* _Recorded data_:

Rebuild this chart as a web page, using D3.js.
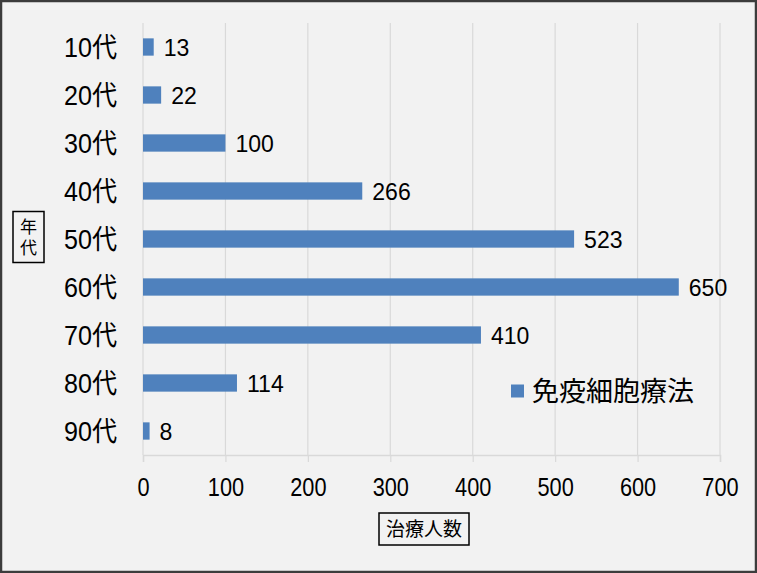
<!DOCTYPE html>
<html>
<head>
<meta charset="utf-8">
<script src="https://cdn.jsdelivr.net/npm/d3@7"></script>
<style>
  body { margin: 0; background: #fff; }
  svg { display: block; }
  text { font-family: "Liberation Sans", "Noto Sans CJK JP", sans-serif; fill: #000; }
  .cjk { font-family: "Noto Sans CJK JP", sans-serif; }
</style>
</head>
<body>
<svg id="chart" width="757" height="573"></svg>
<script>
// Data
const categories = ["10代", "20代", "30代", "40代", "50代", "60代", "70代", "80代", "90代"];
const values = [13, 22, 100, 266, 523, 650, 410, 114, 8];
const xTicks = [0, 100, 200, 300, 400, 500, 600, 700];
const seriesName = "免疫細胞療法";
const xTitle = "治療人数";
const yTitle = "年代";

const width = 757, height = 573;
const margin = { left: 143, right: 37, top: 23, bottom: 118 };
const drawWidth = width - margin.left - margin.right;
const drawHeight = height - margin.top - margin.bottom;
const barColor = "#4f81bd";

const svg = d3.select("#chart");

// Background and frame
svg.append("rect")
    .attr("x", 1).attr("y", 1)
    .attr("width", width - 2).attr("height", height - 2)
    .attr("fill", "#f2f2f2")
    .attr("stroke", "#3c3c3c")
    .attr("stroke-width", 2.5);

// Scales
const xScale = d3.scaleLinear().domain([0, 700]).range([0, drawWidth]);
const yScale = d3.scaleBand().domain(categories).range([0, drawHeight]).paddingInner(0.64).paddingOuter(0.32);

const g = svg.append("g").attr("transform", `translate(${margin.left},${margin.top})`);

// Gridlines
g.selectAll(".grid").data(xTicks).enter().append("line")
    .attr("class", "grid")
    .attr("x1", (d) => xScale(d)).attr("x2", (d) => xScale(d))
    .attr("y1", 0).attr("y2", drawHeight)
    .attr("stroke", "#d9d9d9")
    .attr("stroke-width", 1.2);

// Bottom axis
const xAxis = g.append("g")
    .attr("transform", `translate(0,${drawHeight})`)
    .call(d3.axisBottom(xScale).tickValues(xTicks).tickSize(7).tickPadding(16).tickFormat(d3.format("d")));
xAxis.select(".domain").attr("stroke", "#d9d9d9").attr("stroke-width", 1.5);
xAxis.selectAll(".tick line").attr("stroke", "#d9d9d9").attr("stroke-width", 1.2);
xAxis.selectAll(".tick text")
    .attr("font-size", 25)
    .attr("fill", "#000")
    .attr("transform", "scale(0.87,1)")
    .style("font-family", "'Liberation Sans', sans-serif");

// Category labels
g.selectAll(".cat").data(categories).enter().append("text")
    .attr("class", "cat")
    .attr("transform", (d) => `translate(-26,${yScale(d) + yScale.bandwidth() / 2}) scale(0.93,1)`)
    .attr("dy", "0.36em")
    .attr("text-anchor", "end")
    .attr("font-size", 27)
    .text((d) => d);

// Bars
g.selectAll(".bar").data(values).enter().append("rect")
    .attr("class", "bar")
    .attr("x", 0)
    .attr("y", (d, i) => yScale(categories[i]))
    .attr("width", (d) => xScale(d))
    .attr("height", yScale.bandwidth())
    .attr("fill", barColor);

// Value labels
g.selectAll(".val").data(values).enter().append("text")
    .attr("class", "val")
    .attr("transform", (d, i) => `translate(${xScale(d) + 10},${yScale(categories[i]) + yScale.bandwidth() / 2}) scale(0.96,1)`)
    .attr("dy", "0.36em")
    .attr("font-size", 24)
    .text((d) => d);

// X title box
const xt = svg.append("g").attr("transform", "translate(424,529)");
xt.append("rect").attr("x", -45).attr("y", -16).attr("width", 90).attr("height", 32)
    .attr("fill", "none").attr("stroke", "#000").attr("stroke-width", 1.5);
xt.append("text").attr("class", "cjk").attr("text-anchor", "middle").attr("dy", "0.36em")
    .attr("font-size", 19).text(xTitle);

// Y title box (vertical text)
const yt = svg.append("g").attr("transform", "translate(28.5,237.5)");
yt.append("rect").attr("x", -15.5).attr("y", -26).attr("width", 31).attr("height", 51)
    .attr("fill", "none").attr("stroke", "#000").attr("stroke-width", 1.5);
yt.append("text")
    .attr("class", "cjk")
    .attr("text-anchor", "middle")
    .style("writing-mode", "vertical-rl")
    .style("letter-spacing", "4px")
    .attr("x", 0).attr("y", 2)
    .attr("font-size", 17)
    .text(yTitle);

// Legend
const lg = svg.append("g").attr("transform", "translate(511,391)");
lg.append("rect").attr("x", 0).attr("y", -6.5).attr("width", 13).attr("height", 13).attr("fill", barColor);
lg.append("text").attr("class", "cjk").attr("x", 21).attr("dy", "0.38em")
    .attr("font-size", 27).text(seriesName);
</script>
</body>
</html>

* _Task details_: Copy out all the data exactly; skip the pictures.

* _Full output_:
Rebuild this chart as a web page, using D3.js.
<!DOCTYPE html>
<html>
<head>
<meta charset="utf-8">
<script src="https://cdn.jsdelivr.net/npm/d3@7"></script>
<style>
  body { margin: 0; background: #fff; }
  svg { display: block; }
  text { font-family: "Liberation Sans", "Noto Sans CJK JP", sans-serif; fill: #000; }
  .cjk { font-family: "Noto Sans CJK JP", sans-serif; }
</style>
</head>
<body>
<svg id="chart" width="757" height="573"></svg>
<script>
// Data
const categories = ["10代", "20代", "30代", "40代", "50代", "60代", "70代", "80代", "90代"];
const values = [13, 22, 100, 266, 523, 650, 410, 114, 8];
const xTicks = [0, 100, 200, 300, 400, 500, 600, 700];
const seriesName = "免疫細胞療法";
const xTitle = "治療人数";
const yTitle = "年代";

const width = 757, height = 573;
const margin = { left: 143, right: 37, top: 23, bottom: 118 };
const drawWidth = width - margin.left - margin.right;
const drawHeight = height - margin.top - margin.bottom;
const barColor = "#4f81bd";

const svg = d3.select("#chart");

// Background and frame
svg.append("rect")
    .attr("x", 1).attr("y", 1)
    .attr("width", width - 2).attr("height", height - 2)
    .attr("fill", "#f2f2f2")
    .attr("stroke", "#3c3c3c")
    .attr("stroke-width", 2.5);

// Scales
const xScale = d3.scaleLinear().domain([0, 700]).range([0, drawWidth]);
const yScale = d3.scaleBand().domain(categories).range([0, drawHeight]).paddingInner(0.64).paddingOuter(0.32);

const g = svg.append("g").attr("transform", `translate(${margin.left},${margin.top})`);

// Gridlines
g.selectAll(".grid").data(xTicks).enter().append("line")
    .attr("class", "grid")
    .attr("x1", (d) => xScale(d)).attr("x2", (d) => xScale(d))
    .attr("y1", 0).attr("y2", drawHeight)
    .attr("stroke", "#d9d9d9")
    .attr("stroke-width", 1.2);

// Bottom axis
const xAxis = g.append("g")
    .attr("transform", `translate(0,${drawHeight})`)
    .call(d3.axisBottom(xScale).tickValues(xTicks).tickSize(7).tickPadding(16).tickFormat(d3.format("d")));
xAxis.select(".domain").attr("stroke", "#d9d9d9").attr("stroke-width", 1.5);
xAxis.selectAll(".tick line").attr("stroke", "#d9d9d9").attr("stroke-width", 1.2);
xAxis.selectAll(".tick text")
    .attr("font-size", 25)
    .attr("fill", "#000")
    .attr("transform", "scale(0.87,1)")
    .style("font-family", "'Liberation Sans', sans-serif");

// Category labels
g.selectAll(".cat").data(categories).enter().append("text")
    .attr("class", "cat")
    .attr("transform", (d) => `translate(-26,${yScale(d) + yScale.bandwidth() / 2}) scale(0.93,1)`)
    .attr("dy", "0.36em")
    .attr("text-anchor", "end")
    .attr("font-size", 27)
    .text((d) => d);

// Bars
g.selectAll(".bar").data(values).enter().append("rect")
    .attr("class", "bar")
    .attr("x", 0)
    .attr("y", (d, i) => yScale(categories[i]))
    .attr("width", (d) => xScale(d))
    .attr("height", yScale.bandwidth())
    .attr("fill", barColor);

// Value labels
g.selectAll(".val").data(values).enter().append("text")
    .attr("class", "val")
    .attr("transform", (d, i) => `translate(${xScale(d) + 10},${yScale(categories[i]) + yScale.bandwidth() / 2}) scale(0.96,1)`)
    .attr("dy", "0.36em")
    .attr("font-size", 24)
    .text((d) => d);

// X title box
const xt = svg.append("g").attr("transform", "translate(424,529)");
xt.append("rect").attr("x", -45).attr("y", -16).attr("width", 90).attr("height", 32)
    .attr("fill", "none").attr("stroke", "#000").attr("stroke-width", 1.5);
xt.append("text").attr("class", "cjk").attr("text-anchor", "middle").attr("dy", "0.36em")
    .attr("font-size", 19).text(xTitle);

// Y title box (vertical text)
const yt = svg.append("g").attr("transform", "translate(28.5,237.5)");
yt.append("rect").attr("x", -15.5).attr("y", -26).attr("width", 31).attr("height", 51)
    .attr("fill", "none").attr("stroke", "#000").attr("stroke-width", 1.5);
yt.append("text")
    .attr("class", "cjk")
    .attr("text-anchor", "middle")
    .style("writing-mode", "vertical-rl")
    .style("letter-spacing", "4px")
    .attr("x", 0).attr("y", 2)
    .attr("font-size", 17)
    .text(yTitle);

// Legend
const lg = svg.append("g").attr("transform", "translate(511,391)");
lg.append("rect").attr("x", 0).attr("y", -6.5).attr("width", 13).attr("height", 13).attr("fill", barColor);
lg.append("text").attr("class", "cjk").attr("x", 21).attr("dy", "0.38em")
    .attr("font-size", 27).text(seriesName);
</script>
</body>
</html>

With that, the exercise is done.